● WHAT THIS TASK INVOLVES:
Reproduce, exactly and in full, only the lines below from the one containing "Emit a LaTeX" through the one containing "(p2t) at (p2)".

Entries with chart source code

☆ ☆ ☆ ☆ ☆ ☆ ☆

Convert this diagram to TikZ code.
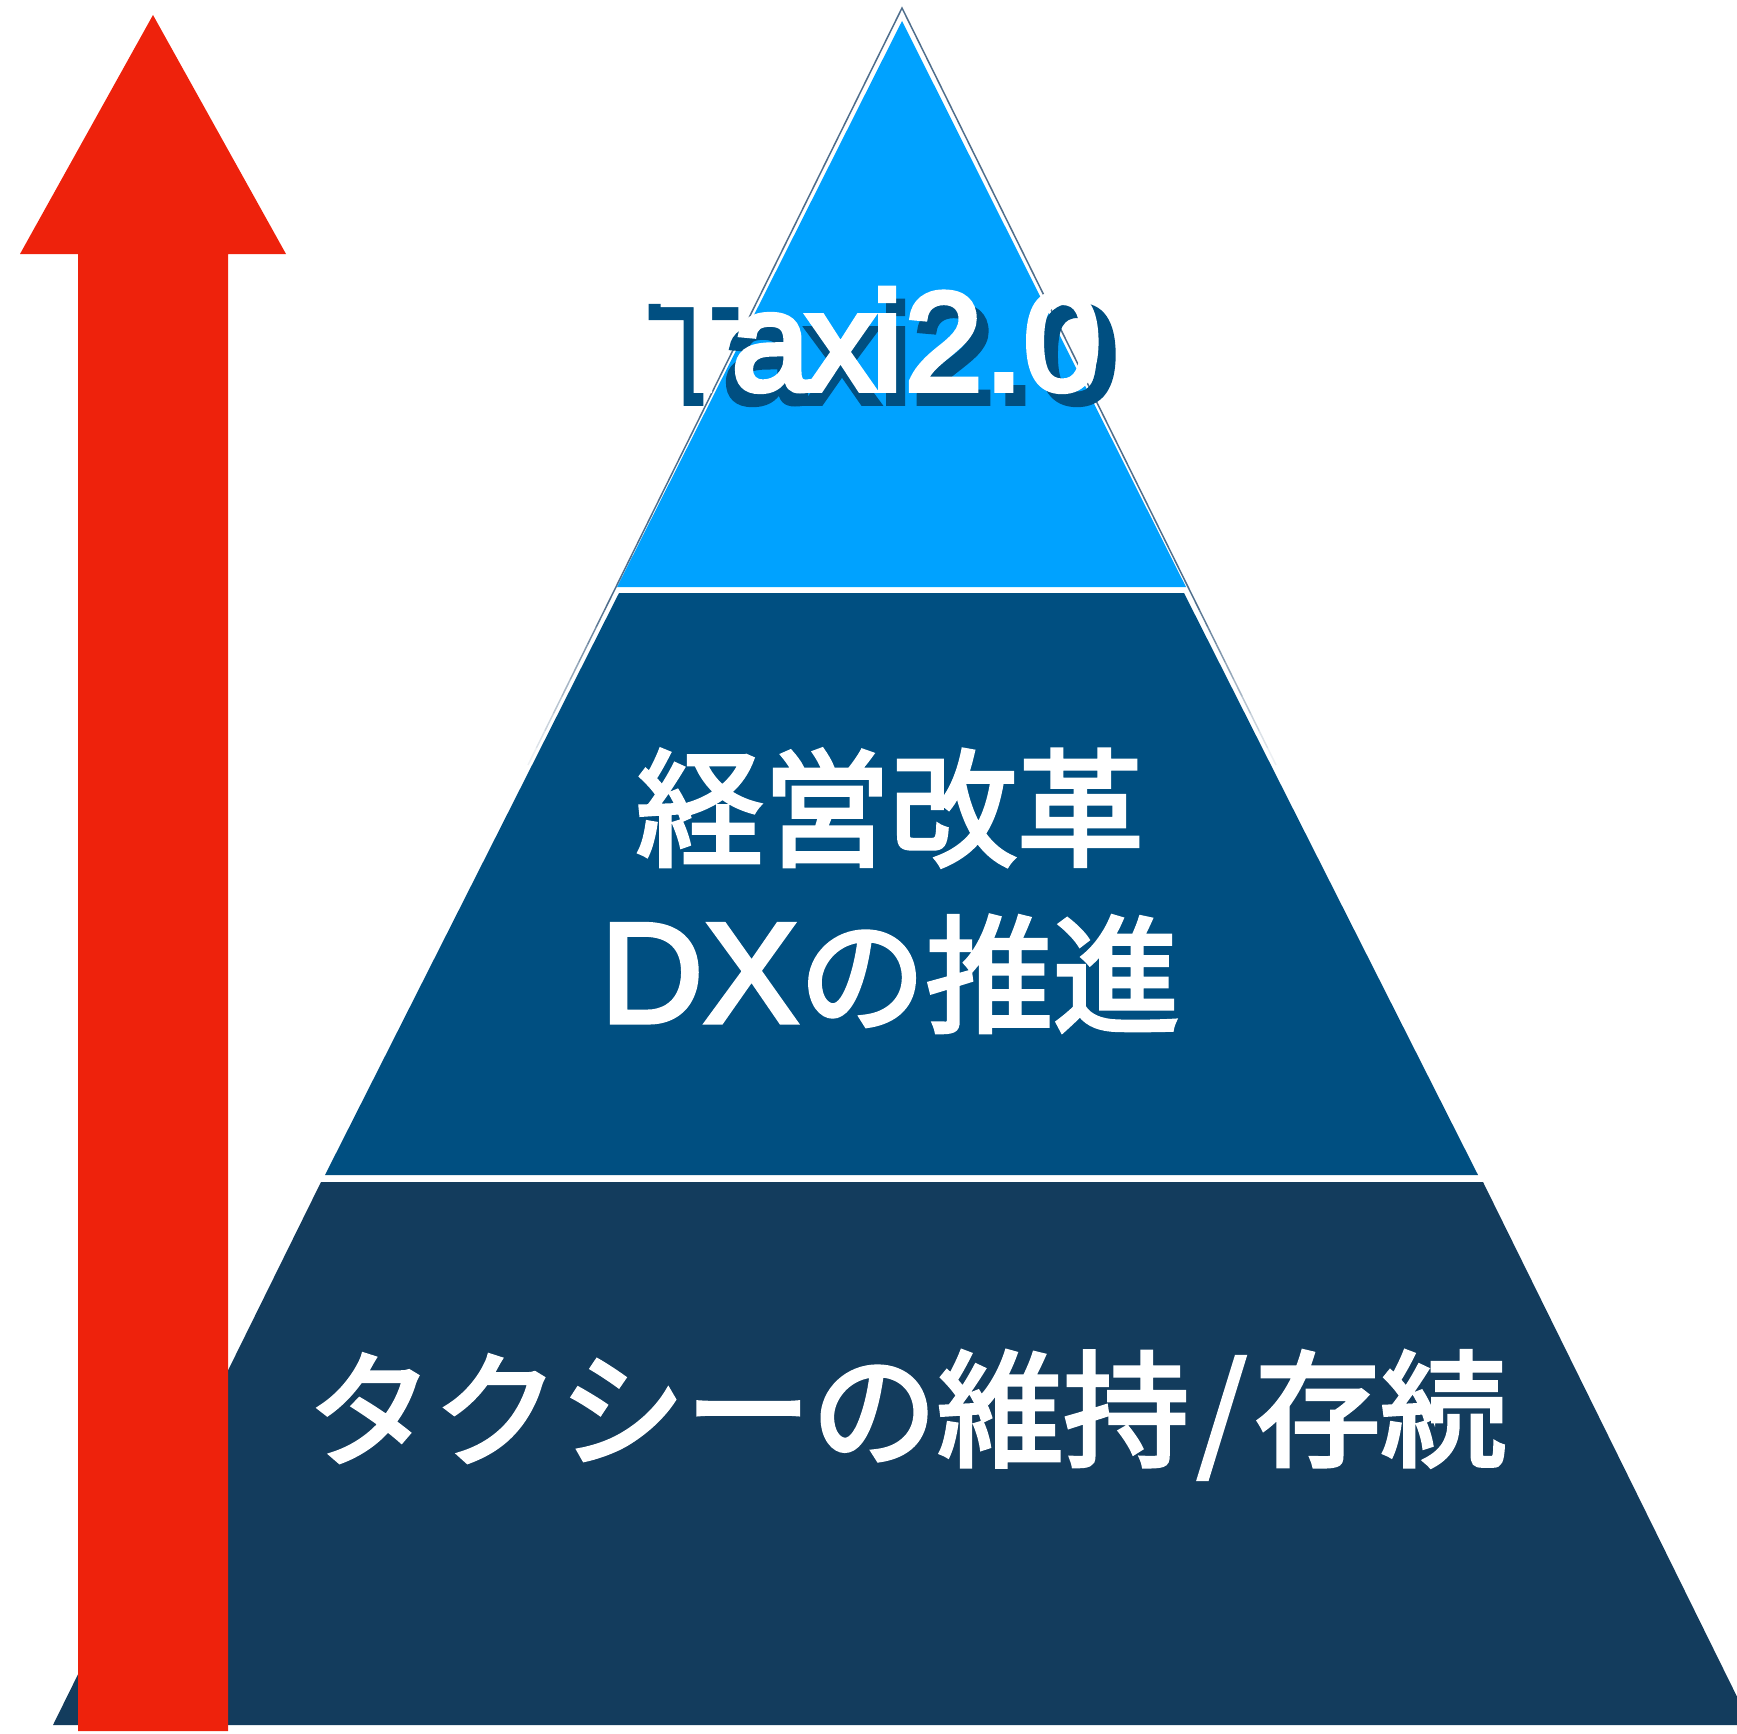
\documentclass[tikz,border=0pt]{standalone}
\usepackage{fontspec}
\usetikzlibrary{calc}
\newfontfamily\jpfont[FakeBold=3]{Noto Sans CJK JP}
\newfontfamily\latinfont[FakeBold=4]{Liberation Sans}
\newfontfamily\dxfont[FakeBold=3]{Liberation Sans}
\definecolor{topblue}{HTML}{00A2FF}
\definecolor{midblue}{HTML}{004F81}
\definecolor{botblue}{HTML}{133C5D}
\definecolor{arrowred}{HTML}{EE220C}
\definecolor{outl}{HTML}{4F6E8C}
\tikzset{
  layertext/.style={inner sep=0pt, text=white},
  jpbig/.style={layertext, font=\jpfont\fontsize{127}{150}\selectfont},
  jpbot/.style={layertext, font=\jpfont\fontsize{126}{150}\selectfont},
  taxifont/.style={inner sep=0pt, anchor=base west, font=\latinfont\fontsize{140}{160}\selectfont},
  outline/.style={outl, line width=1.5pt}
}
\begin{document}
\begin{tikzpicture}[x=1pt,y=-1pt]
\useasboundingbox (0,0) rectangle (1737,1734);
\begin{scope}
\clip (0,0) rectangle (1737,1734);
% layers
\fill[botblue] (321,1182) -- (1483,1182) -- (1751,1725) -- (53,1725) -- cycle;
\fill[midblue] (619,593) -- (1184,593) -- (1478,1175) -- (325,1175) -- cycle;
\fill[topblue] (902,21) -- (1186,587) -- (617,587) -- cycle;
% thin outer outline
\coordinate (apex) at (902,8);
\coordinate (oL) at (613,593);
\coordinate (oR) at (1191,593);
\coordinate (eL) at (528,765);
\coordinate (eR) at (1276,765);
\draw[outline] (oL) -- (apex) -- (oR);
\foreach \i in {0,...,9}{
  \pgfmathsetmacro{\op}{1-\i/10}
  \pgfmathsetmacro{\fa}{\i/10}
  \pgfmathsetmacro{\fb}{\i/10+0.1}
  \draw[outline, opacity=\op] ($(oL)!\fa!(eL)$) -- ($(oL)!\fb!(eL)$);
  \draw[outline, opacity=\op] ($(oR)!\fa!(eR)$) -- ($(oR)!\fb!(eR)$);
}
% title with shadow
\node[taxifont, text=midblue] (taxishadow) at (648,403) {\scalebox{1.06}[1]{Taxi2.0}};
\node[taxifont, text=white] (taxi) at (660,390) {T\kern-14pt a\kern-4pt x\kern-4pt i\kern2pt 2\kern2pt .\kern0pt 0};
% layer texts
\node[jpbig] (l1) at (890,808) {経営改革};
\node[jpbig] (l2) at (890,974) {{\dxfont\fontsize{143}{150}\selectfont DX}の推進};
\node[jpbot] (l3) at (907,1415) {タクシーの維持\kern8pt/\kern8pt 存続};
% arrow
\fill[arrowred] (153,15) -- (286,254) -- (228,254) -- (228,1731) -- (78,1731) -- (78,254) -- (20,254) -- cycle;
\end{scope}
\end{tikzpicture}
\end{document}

☆ ☆ ☆ ☆ ☆ ☆ ☆

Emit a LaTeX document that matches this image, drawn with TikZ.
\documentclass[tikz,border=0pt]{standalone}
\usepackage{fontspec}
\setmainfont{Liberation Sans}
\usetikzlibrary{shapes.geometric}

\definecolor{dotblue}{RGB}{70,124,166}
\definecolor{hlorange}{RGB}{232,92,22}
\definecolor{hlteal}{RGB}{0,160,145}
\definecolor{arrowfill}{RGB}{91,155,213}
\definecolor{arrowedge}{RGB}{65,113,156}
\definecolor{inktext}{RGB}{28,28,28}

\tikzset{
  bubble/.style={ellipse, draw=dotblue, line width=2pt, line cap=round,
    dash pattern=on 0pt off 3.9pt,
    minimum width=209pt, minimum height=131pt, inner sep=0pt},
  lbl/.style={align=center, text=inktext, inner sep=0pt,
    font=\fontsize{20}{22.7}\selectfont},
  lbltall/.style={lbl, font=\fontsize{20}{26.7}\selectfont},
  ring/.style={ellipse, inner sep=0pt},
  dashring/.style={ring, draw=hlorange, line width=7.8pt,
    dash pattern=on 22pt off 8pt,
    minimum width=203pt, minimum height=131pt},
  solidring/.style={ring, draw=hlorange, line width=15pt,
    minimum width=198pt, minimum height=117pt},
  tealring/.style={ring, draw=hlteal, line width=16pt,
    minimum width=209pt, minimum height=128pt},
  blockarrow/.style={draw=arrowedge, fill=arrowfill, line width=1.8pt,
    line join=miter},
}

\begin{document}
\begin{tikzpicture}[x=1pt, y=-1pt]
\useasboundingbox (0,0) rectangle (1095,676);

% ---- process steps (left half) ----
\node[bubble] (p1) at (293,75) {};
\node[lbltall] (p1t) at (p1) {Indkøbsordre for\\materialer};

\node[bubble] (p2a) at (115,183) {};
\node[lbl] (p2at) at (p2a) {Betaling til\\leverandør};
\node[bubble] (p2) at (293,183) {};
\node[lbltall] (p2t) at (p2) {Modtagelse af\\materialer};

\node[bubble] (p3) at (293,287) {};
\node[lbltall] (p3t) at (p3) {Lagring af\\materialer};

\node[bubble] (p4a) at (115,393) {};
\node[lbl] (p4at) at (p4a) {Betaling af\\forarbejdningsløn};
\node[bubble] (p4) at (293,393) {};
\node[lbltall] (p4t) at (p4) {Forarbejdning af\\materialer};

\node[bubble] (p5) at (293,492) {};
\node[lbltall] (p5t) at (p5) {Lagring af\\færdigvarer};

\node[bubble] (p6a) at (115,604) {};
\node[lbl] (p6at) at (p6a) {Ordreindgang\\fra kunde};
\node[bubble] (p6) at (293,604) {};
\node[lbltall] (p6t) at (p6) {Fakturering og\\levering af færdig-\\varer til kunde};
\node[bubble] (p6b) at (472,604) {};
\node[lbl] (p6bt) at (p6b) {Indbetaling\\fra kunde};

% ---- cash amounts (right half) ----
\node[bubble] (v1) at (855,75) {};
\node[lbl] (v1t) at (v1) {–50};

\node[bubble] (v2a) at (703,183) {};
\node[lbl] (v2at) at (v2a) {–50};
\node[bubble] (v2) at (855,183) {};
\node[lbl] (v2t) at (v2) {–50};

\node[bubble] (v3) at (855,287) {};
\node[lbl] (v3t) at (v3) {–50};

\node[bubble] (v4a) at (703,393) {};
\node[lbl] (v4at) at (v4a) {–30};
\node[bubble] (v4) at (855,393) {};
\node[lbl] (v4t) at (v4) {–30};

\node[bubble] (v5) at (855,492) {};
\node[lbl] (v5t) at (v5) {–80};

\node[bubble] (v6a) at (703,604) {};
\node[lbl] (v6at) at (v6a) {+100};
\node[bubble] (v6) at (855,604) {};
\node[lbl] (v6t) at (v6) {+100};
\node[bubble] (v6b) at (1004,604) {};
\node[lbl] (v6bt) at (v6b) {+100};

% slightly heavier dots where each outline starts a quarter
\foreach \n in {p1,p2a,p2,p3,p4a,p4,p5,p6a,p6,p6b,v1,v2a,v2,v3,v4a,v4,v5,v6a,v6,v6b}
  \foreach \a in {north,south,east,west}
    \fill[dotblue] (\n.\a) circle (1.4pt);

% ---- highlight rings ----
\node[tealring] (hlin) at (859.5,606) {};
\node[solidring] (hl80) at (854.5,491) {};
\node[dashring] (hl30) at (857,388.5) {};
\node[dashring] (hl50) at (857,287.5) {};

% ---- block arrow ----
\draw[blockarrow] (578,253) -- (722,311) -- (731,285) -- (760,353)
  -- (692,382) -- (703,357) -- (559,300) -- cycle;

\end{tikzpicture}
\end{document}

☆ ☆ ☆ ☆ ☆ ☆ ☆

● CORRECT RESPONSE:
Emit a LaTeX document that matches this image, drawn with TikZ.
\documentclass[tikz,border=0pt]{standalone}
\usepackage{fontspec}
\setmainfont{Liberation Sans}
\usetikzlibrary{shapes.geometric}

\definecolor{dotblue}{RGB}{70,124,166}
\definecolor{hlorange}{RGB}{232,92,22}
\definecolor{hlteal}{RGB}{0,160,145}
\definecolor{arrowfill}{RGB}{91,155,213}
\definecolor{arrowedge}{RGB}{65,113,156}
\definecolor{inktext}{RGB}{28,28,28}

\tikzset{
  bubble/.style={ellipse, draw=dotblue, line width=2pt, line cap=round,
    dash pattern=on 0pt off 3.9pt,
    minimum width=209pt, minimum height=131pt, inner sep=0pt},
  lbl/.style={align=center, text=inktext, inner sep=0pt,
    font=\fontsize{20}{22.7}\selectfont},
  lbltall/.style={lbl, font=\fontsize{20}{26.7}\selectfont},
  ring/.style={ellipse, inner sep=0pt},
  dashring/.style={ring, draw=hlorange, line width=7.8pt,
    dash pattern=on 22pt off 8pt,
    minimum width=203pt, minimum height=131pt},
  solidring/.style={ring, draw=hlorange, line width=15pt,
    minimum width=198pt, minimum height=117pt},
  tealring/.style={ring, draw=hlteal, line width=16pt,
    minimum width=209pt, minimum height=128pt},
  blockarrow/.style={draw=arrowedge, fill=arrowfill, line width=1.8pt,
    line join=miter},
}

\begin{document}
\begin{tikzpicture}[x=1pt, y=-1pt]
\useasboundingbox (0,0) rectangle (1095,676);

% ---- process steps (left half) ----
\node[bubble] (p1) at (293,75) {};
\node[lbltall] (p1t) at (p1) {Indkøbsordre for\\materialer};

\node[bubble] (p2a) at (115,183) {};
\node[lbl] (p2at) at (p2a) {Betaling til\\leverandør};
\node[bubble] (p2) at (293,183) {};
\node[lbltall] (p2t) at (p2) {Modtagelse af\\materialer};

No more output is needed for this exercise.